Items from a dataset
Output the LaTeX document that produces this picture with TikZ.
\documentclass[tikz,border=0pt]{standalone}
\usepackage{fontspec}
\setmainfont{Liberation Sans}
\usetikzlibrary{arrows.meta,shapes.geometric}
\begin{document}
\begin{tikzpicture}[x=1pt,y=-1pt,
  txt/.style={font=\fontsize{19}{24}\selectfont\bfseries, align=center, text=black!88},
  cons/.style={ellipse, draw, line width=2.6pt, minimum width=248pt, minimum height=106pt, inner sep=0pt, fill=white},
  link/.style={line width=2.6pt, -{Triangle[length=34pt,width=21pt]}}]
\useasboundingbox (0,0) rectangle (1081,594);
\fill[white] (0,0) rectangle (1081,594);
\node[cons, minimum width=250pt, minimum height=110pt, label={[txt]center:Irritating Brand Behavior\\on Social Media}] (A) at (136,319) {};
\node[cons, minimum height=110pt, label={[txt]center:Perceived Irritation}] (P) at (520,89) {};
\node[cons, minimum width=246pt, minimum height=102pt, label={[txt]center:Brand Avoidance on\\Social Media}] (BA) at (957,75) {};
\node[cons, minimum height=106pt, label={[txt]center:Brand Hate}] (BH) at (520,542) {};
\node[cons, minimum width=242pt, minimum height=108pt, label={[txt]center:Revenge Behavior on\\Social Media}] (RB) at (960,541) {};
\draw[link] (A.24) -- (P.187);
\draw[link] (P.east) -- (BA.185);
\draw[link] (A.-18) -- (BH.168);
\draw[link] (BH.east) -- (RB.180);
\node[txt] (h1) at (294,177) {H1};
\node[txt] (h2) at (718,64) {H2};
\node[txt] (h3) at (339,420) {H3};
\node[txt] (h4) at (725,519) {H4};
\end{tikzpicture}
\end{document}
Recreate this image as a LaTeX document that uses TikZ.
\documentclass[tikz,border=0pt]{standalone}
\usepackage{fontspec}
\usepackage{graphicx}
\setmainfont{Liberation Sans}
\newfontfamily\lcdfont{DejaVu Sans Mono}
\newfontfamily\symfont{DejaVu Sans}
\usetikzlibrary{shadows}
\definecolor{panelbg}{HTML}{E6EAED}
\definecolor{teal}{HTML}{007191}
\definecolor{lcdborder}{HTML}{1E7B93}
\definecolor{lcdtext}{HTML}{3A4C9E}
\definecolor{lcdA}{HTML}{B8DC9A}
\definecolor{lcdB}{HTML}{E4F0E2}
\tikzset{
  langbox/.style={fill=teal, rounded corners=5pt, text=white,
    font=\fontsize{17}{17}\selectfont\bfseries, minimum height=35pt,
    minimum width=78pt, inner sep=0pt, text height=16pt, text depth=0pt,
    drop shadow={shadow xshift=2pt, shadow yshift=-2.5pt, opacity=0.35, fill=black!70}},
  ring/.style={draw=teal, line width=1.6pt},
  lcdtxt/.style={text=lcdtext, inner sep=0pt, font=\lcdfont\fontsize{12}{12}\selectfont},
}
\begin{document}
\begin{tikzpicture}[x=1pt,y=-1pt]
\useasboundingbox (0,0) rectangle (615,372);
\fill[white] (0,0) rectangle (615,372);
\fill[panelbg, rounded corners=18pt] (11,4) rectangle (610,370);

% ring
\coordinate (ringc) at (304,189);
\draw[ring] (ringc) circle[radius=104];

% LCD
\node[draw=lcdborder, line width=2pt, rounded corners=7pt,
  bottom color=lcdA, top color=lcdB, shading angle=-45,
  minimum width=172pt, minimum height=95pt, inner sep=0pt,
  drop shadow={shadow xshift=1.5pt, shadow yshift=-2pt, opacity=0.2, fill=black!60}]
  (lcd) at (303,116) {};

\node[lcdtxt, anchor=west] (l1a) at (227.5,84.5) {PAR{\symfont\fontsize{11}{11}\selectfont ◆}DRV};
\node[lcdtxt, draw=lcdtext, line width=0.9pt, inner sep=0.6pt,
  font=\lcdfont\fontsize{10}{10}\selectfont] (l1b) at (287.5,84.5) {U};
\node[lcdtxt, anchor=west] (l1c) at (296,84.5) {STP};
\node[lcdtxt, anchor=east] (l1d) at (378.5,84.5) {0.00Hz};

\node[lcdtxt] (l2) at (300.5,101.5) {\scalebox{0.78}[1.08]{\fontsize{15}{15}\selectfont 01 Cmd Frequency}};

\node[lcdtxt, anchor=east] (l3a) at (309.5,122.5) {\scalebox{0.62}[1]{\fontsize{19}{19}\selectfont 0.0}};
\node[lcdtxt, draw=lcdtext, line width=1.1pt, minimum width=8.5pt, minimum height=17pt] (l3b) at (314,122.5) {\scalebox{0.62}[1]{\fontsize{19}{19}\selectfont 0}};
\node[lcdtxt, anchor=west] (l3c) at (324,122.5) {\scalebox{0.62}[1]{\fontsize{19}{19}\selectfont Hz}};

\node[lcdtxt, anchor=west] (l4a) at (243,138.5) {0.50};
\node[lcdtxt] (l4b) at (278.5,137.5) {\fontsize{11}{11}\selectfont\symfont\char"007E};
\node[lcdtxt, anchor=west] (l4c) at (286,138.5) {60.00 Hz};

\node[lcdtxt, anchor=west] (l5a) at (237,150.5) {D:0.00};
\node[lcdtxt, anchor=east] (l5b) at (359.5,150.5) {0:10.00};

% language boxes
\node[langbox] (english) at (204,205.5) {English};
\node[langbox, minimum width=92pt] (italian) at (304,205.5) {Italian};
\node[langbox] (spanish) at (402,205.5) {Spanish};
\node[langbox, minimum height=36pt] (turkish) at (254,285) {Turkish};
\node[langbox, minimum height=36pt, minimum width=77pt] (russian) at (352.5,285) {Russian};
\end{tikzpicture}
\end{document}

> **Task to complete**
Copy each line of the records above that carries the word "this".

> **Exercise result**
Output the LaTeX document that produces this picture with TikZ.
Recreate this image as a LaTeX document that uses TikZ.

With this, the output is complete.